Take the lines from the beginning of the material through the line containing "const arc = d3.arc().innerRadius(0).outerRadius(radius);" and retype them exactly, leaving the pictures out.

++++

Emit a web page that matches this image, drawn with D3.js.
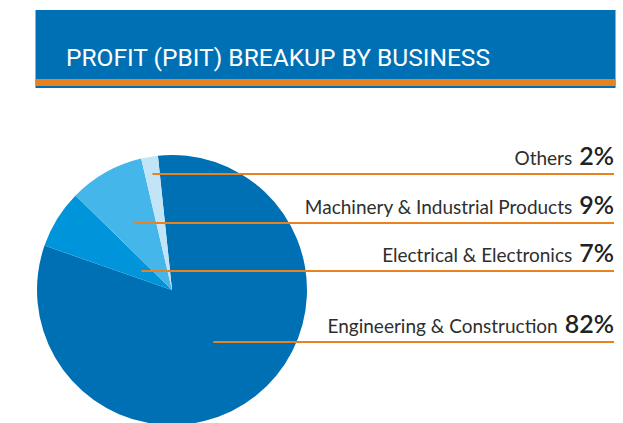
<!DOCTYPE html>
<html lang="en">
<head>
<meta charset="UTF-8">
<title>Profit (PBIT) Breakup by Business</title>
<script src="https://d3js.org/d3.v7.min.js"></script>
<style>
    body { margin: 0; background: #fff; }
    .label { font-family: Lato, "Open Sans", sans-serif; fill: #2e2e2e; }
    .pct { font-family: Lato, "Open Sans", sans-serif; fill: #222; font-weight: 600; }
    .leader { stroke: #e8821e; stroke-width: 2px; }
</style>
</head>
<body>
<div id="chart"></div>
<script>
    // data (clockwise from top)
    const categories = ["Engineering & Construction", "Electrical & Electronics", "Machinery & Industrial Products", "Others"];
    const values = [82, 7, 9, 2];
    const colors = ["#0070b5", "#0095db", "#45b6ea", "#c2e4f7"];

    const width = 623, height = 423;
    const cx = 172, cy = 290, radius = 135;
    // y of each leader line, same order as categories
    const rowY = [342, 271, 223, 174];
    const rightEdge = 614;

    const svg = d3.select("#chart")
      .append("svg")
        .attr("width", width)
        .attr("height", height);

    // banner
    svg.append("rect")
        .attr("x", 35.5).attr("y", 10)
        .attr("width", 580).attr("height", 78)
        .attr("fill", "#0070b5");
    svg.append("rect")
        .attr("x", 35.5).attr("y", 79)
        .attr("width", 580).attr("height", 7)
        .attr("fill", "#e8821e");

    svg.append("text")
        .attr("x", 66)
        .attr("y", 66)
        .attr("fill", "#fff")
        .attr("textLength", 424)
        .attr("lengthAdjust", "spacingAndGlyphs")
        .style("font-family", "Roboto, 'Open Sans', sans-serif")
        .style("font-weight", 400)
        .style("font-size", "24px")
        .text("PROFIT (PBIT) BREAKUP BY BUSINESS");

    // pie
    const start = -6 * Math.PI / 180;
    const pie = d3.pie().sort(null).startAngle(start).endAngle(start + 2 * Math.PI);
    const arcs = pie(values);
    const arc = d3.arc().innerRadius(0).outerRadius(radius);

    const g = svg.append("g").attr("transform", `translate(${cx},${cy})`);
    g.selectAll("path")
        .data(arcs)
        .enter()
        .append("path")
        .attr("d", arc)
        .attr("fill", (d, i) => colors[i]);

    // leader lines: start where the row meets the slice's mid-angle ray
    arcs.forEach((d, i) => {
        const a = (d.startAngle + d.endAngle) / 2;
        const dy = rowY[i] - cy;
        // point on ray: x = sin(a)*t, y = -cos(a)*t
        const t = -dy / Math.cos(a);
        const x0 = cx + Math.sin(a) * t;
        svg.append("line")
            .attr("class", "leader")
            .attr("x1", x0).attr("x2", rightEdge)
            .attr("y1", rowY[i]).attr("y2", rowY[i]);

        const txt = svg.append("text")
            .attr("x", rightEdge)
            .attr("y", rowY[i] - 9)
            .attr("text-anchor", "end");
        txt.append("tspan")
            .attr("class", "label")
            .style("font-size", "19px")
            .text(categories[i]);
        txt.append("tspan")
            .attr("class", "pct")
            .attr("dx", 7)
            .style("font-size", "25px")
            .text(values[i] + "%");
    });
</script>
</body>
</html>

++++

◆ Answer to the exercise
Emit a web page that matches this image, drawn with D3.js.
<!DOCTYPE html>
<html lang="en">
<head>
<meta charset="UTF-8">
<title>Profit (PBIT) Breakup by Business</title>
<script src="https://d3js.org/d3.v7.min.js"></script>
<style>
    body { margin: 0; background: #fff; }
    .label { font-family: Lato, "Open Sans", sans-serif; fill: #2e2e2e; }
    .pct { font-family: Lato, "Open Sans", sans-serif; fill: #222; font-weight: 600; }
    .leader { stroke: #e8821e; stroke-width: 2px; }
</style>
</head>
<body>
<div id="chart"></div>
<script>
    // data (clockwise from top)
    const categories = ["Engineering & Construction", "Electrical & Electronics", "Machinery & Industrial Products", "Others"];
    const values = [82, 7, 9, 2];
    const colors = ["#0070b5", "#0095db", "#45b6ea", "#c2e4f7"];

    const width = 623, height = 423;
    const cx = 172, cy = 290, radius = 135;
    // y of each leader line, same order as categories
    const rowY = [342, 271, 223, 174];
    const rightEdge = 614;

    const svg = d3.select("#chart")
      .append("svg")
        .attr("width", width)
        .attr("height", height);

    // banner
    svg.append("rect")
        .attr("x", 35.5).attr("y", 10)
        .attr("width", 580).attr("height", 78)
        .attr("fill", "#0070b5");
    svg.append("rect")
        .attr("x", 35.5).attr("y", 79)
        .attr("width", 580).attr("height", 7)
        .attr("fill", "#e8821e");

    svg.append("text")
        .attr("x", 66)
        .attr("y", 66)
        .attr("fill", "#fff")
        .attr("textLength", 424)
        .attr("lengthAdjust", "spacingAndGlyphs")
        .style("font-family", "Roboto, 'Open Sans', sans-serif")
        .style("font-weight", 400)
        .style("font-size", "24px")
        .text("PROFIT (PBIT) BREAKUP BY BUSINESS");

    // pie
    const start = -6 * Math.PI / 180;
    const pie = d3.pie().sort(null).startAngle(start).endAngle(start + 2 * Math.PI);
    const arcs = pie(values);
    const arc = d3.arc().innerRadius(0).outerRadius(radius);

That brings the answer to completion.